How to Ask Questions That Get Honest Answers

Working as a news reporter for the past four years, I’ve learned a lot of valuable techniques for getting the best responses in an interview.

Of course no two interviews are going to be the same because no two people are the same. A method that gets the best answers from a philanthropist may not be the same for a business executive.

But here are seven universal tips that will help you get the most honest answers to your questions.

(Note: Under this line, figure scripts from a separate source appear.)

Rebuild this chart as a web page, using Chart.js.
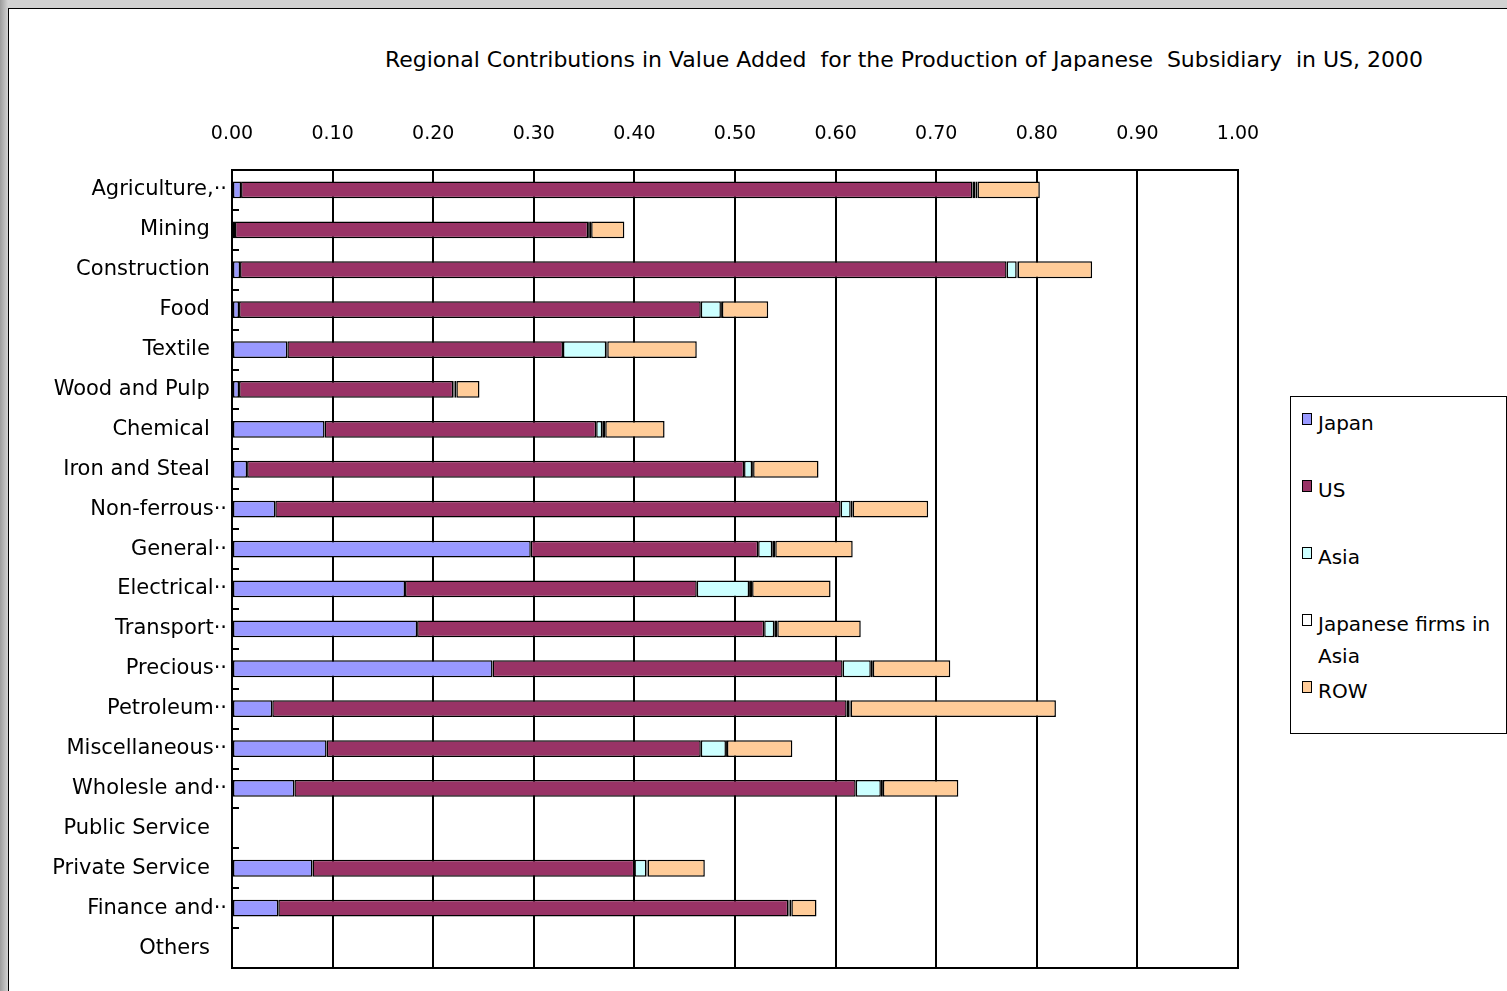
<!DOCTYPE html>
<html>
<head>
<meta charset="utf-8">
<script src="https://cdn.jsdelivr.net/npm/chart.js@4.4.1/dist/chart.umd.min.js"></script>
<style>
  html, body { margin: 0; padding: 0; width: 1507px; height: 991px; overflow: hidden; }
  body {
    background: linear-gradient(to right, #9c9c9c 0px, #d2d2d2 8px, #d2d2d2 100%);
    font-family: "DejaVu Sans", "Noto Sans", sans-serif;
    color: #000;
  }
  #frame { position: absolute; left: 8px; top: 8px; width: 1520px; height: 1000px; background: #fff;
           border-left: 1px solid #000; border-top: 1px solid #000; }
  #title { position: absolute; left: 304px; top: 47px; width: 1200px; text-align: center;
           font-size: 22px; line-height: 26px; white-space: pre; }
  #wrap { position: absolute; left: 10px; top: 100px; width: 1260px; height: 888px; }
  #legend { position: absolute; left: 1290px; top: 396px; width: 217px; height: 338px; box-sizing: border-box;
            border: 1px solid #000; background: #fff; padding: 10px 0 0 11px; font-size: 20px; }
  .item { display: flex; align-items: flex-start; height: 67px; line-height: 32px; }
  .swatch { flex: none; width: 8px; height: 10px; border: 1px solid #000; margin: 6px 6px 0 0; }
  .text { width: 186px; }
</style>
</head>
<body>
<div id="frame"></div>
<div id="title">Regional Contributions in Value Added  for the Production of Japanese  Subsidiary  in US, 2000</div>
<div id="wrap"><canvas id="chart" width="1260" height="888"></canvas></div>
<div id="legend"></div>
<script>
// categories (as truncated in the original sheet)
const categories = [
  "Agriculture,··", "Mining", "Construction", "Food", "Textile", "Wood and Pulp",
  "Chemical", "Iron and Steal", "Non-ferrous··", "General··", "Electrical··", "Transport··",
  "Precious··", "Petroleum··", "Miscellaneous··", "Wholesle and··", "Public Service",
  "Private Service", "Finance and··", "Others"
];

// value added shares by region
const japan  = [0.009, 0.003, 0.008, 0.007, 0.055, 0.007, 0.092, 0.015, 0.043, 0.297,
                0.172, 0.184, 0.259, 0.040, 0.094, 0.062, 0, 0.080, 0.046, 0];
const us     = [0.727, 0.351, 0.762, 0.459, 0.274, 0.213, 0.270, 0.494, 0.562, 0.226,
                0.290, 0.345, 0.348, 0.571, 0.372, 0.558, 0, 0.320, 0.507, 0];
const asia   = [0.003, 0.001, 0.010, 0.020, 0.043, 0.001, 0.006, 0.008, 0.010, 0.014,
                0.052, 0.010, 0.028, 0.003, 0.025, 0.025, 0, 0.012, 0.001, 0];
const jfAsia = [0.002, 0.002, 0.001, 0.001, 0.001, 0.002, 0.003, 0.001, 0.002, 0.003,
                0.003, 0.003, 0.002, 0.001, 0.001, 0.002, 0, 0.001, 0.002, 0];
const row    = [0.062, 0.033, 0.074, 0.046, 0.089, 0.023, 0.059, 0.065, 0.075, 0.077,
                0.078, 0.083, 0.077, 0.204, 0.065, 0.075, 0, 0.057, 0.025, 0];

const seriesNames  = ["Japan", "US", "Asia", "Japanese firms in Asia", "ROW"];
const seriesColors = ["#9999FF", "#993366", "#CCFFFF", "#FFFFFF", "#FFCC99"];
const seriesData   = [japan, us, asia, jfAsia, row];

// frame round the plot area plus the short inside ticks between categories
const plotFrame = {
  id: "plotFrame",
  afterDraw(chart) {
    const { ctx, chartArea: a, scales: { y } } = chart;
    ctx.save();
    ctx.strokeStyle = "#000";
    ctx.lineWidth = 2;
    ctx.strokeRect(a.left, a.top, a.right - a.left, a.bottom - a.top);
    ctx.beginPath();
    for (let i = 1; i < categories.length; i++) {
      const yy = Math.round((y.getPixelForValue(i - 1) + y.getPixelForValue(i)) / 2);
      ctx.moveTo(a.left, yy);
      ctx.lineTo(a.left + 7, yy);
    }
    ctx.stroke();
    ctx.restore();
  }
};

new Chart(document.getElementById("chart"), {
  type: "bar",
  data: {
    labels: categories,
    datasets: seriesNames.map((name, i) => ({
      label: name,
      data: seriesData[i],
      backgroundColor: seriesColors[i],
      borderColor: "#000",
      borderWidth: 1.5,
      borderSkipped: false,
      barPercentage: 0.42,
      categoryPercentage: 1.0
    }))
  },
  options: {
    indexAxis: "y",
    responsive: false,
    animation: false,
    devicePixelRatio: 1,
    layout: { padding: { left: 0, right: 32, top: 0, bottom: 20 } },
    plugins: { legend: { display: false }, tooltip: { enabled: false } },
    scales: {
      x: {
        position: "top",
        stacked: true,
        min: 0,
        max: 1,
        ticks: {
          stepSize: 0.1,
          padding: 0,
          color: "#000",
          font: { family: "DejaVu Sans", size: 19 },
          callback: (v) => Number(v).toFixed(2)
        },
        // invisible tick marks keep the labels clear of the frame
        grid: { color: "#000", lineWidth: 2, drawTicks: true, tickLength: 25, tickColor: "rgba(0,0,0,0)" },
        border: { display: true, color: "#000", width: 2 },
        afterFit: (s) => { s.height = 70; }
      },
      y: {
        stacked: true,
        ticks: {
          color: "#000",
          padding: -3,
          font: { family: "DejaVu Sans", size: 21 },
          // untruncated labels sit a little further left in the original
          callback: function (v) {
            const l = this.getLabelForValue(v);
            return l.endsWith("··") ? l : l + "\u2002 ";
          }
        },
        grid: { display: false },
        border: { display: true, color: "#000", width: 2 },
        afterFit: (s) => { s.width = 222; }
      }
    }
  },
  plugins: [plotFrame]
});

// legend box to the right
const legend = document.getElementById("legend");
seriesNames.forEach((name, i) => {
  const item = document.createElement("div");
  item.className = "item";
  const sw = document.createElement("span");
  sw.className = "swatch";
  sw.style.background = seriesColors[i];
  const t = document.createElement("span");
  t.className = "text";
  t.textContent = name;
  item.appendChild(sw);
  item.appendChild(t);
  legend.appendChild(item);
});
</script>
</body>
</html>
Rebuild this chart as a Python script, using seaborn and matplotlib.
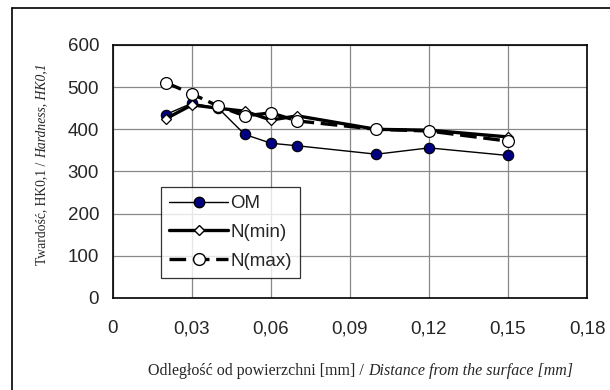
import matplotlib
matplotlib.use('Agg')
import matplotlib.pyplot as plt
import seaborn as sns
import pandas as pd
from matplotlib.lines import Line2D

distance = [0.02, 0.03, 0.04, 0.05, 0.06, 0.07, 0.10, 0.12, 0.15]
om = [435, 462, 450, 388, 367, 361, 341, 356, 338]
n_min = [425, 458, 450, 443, 422, 432, 400, 398, 382]
n_max = [511, 484, 455, 432, 439, 420, 400, 396, 372]

x_ticks = [0, 0.03, 0.06, 0.09, 0.12, 0.15, 0.18]
x_labels = ['0', '0,03', '0,06', '0,09', '0,12', '0,15', '0,18']
y_ticks = [0, 100, 200, 300, 400, 500, 600]

df = pd.DataFrame({'x': distance, 'OM': om, 'N(min)': n_min, 'N(max)': n_max})

sns.set_style('white')
plt.rcParams['font.family'] = ['Liberation Sans', 'DejaVu Sans']

fig = plt.figure(figsize=(6.1, 3.9), dpi=100)
ax = fig.add_axes([113/610, 1-298/390, (587-113)/610, (298-45)/390])

sns.lineplot(data=df, x='x', y='OM', ax=ax, color='black', lw=1,
             marker='o', markersize=7.5, markerfacecolor='#000080',
             markeredgecolor='black', markeredgewidth=0.8, zorder=3)
sns.lineplot(data=df, x='x', y='N(min)', ax=ax, color='black', lw=2.4,
             marker='D', markersize=5.5, markerfacecolor='white',
             markeredgecolor='black', markeredgewidth=0.9, zorder=4)
sns.lineplot(data=df, x='x', y='N(max)', ax=ax, color='black', lw=2.4,
             dashes=(5, 2), marker='o', markersize=8.5, markerfacecolor='white',
             markeredgecolor='black', markeredgewidth=0.9, zorder=5)

ax.set_xlim(0, 0.18)
ax.set_ylim(0, 600)
ax.set_xticks(x_ticks)
ax.set_xticklabels(x_labels)
ax.set_yticks(y_ticks)
ax.tick_params(labelsize=13.5, length=5, width=0.8, color='#555555',
               direction='out')
ax.tick_params(axis='x', pad=11)
ax.tick_params(axis='y', pad=5)
ax.grid(True, color='#888888', lw=0.9)
for s in ax.spines.values():
    s.set_color('black')
    s.set_linewidth(1.2)
ax.set_xlabel('')
ax.set_ylabel('')

handles = [
    Line2D([], [], color='black', lw=1, marker='o', markersize=7.5,
           markerfacecolor='#000080', markeredgecolor='black'),
    Line2D([], [], color='black', lw=2.4, marker='D', markersize=5.5,
           markerfacecolor='white', markeredgecolor='black'),
    Line2D([], [], color='black', lw=2.4, dashes=(5, 2), marker='o', markersize=8.5,
           markerfacecolor='white', markeredgecolor='black'),
]
leg = ax.legend(handles, ['OM', 'N(min)', 'N(max)'], loc='lower left',
                bbox_to_anchor=((161-113)/474, (298-278)/253), fontsize=13.5,
                handlelength=3.1, handletextpad=0.15, labelspacing=0.62,
                frameon=True, fancybox=False, edgecolor='black',
                borderpad=0.45, borderaxespad=0)
leg.get_frame().set_linewidth(0.9)

# axis titles: roman part + italic part
serif = ['Liberation Serif', 'DejaVu Serif']
tx = fig.text(148/610, 1-375/390, 'Odległość od powierzchni [mm] / ', family=serif,
              fontsize=11.5, ha='left', va='baseline')
ax.annotate('Distance from the surface [mm]', xy=(1, 0), xycoords=tx,
            family=serif, style='italic', fontsize=11.5, ha='left', va='bottom')
ty = fig.text(35/610, 1-265/390, 'Twardość, HK0,1 / ', family=serif,
              fontsize=9.8, rotation=90, ha='left', va='bottom')
ax.annotate('Hardness, HK0,1', xy=(0, 1), xycoords=ty, family=serif,
            style='italic', fontsize=9.8, rotation=90, ha='left', va='bottom')

# outer chart border (left and top edges visible)
fig.add_artist(Line2D([11.5/610, 11.5/610], [0, 1-8/390], color='black', lw=1.2))
fig.add_artist(Line2D([11.5/610, 1], [1-8/390, 1-8/390], color='black', lw=1.2))

fig.savefig('out.png', dpi=100)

  1. Introduce yourself. Tell the interviewee your full name, where you’re from and why you’re calling. Give as much information as possible before you get started to make them feel familiar with you.
  2. Cut the small talk. If it’s cocktail hour at the local country club, light talk about the weather, books and movies is fine, but it doesn’t do a whole lot when you’re trying to get real answers. A better way to cut to the chase and lighten the conversation at the same time is to…
  3. Talk about yourself. It may seem counterproductive to chat about yourself when you’re trying to get answers. But I’ve found that interview subjects become much more comfortable chatting at length with someone they like. And they can’t like you if they don’t know anything about you. If the subject touches on a topic you want him to expand on, mentioning your own experiences means you dwell on that topic longer. It’s much easier to talk at length about a subject when the person knows you have a mutual understanding of it.
  4. Ask questions on your first call. For some people, scheduling an interview in advance is necessary. Alberto Gonzales isn’t going to accept an informal chat with any reporters (and even if he did, he probably wouldn’t remember any answers). But in many cases, the element of surprise is your friend. You’ll run into a number of barriers like secretaries and public relations folk. But if you manage to get through to your subject on the first call, start firing off questions. You’re more likely to get good answers because the interviewee didn’t have time to prepare.
  5. Request as much contact info as possible. A way around the PR barrier is to get as many alternate means of contact as possible. Ask for the e-mail address, cell phone number, home phone number — take down whatever the person is willing to dish out. I can’t tell you how valuable it is to be able to reach someone on his mobile phone instead of waiting a day or two for him to respond to the office voice mail. This also gives you the ability to…
  6. Call at odd times. Hounding your subjects when they’re half-asleep at the beginning of the work day or at a time just after dinner can catch them when they’re at their least guarded. But never call past 9 p.m. I’ve had some sources get pretty pissed off when I’ve tried to sneak in some last-minute questions before I hand a story off to the nighttime editor.
  7. “What a coincidence seeing you here!” Some call it stalking. Reporters call it investigating. For the sources that are really hard to get to, chat it up with their secretaries, families or friends, and try to find out the person’s hangouts. If you happen to know he spends most weekends at the local bar, the surprise bump-in can yield some pretty juicy responses — especially if he’s been drinking the truth serum.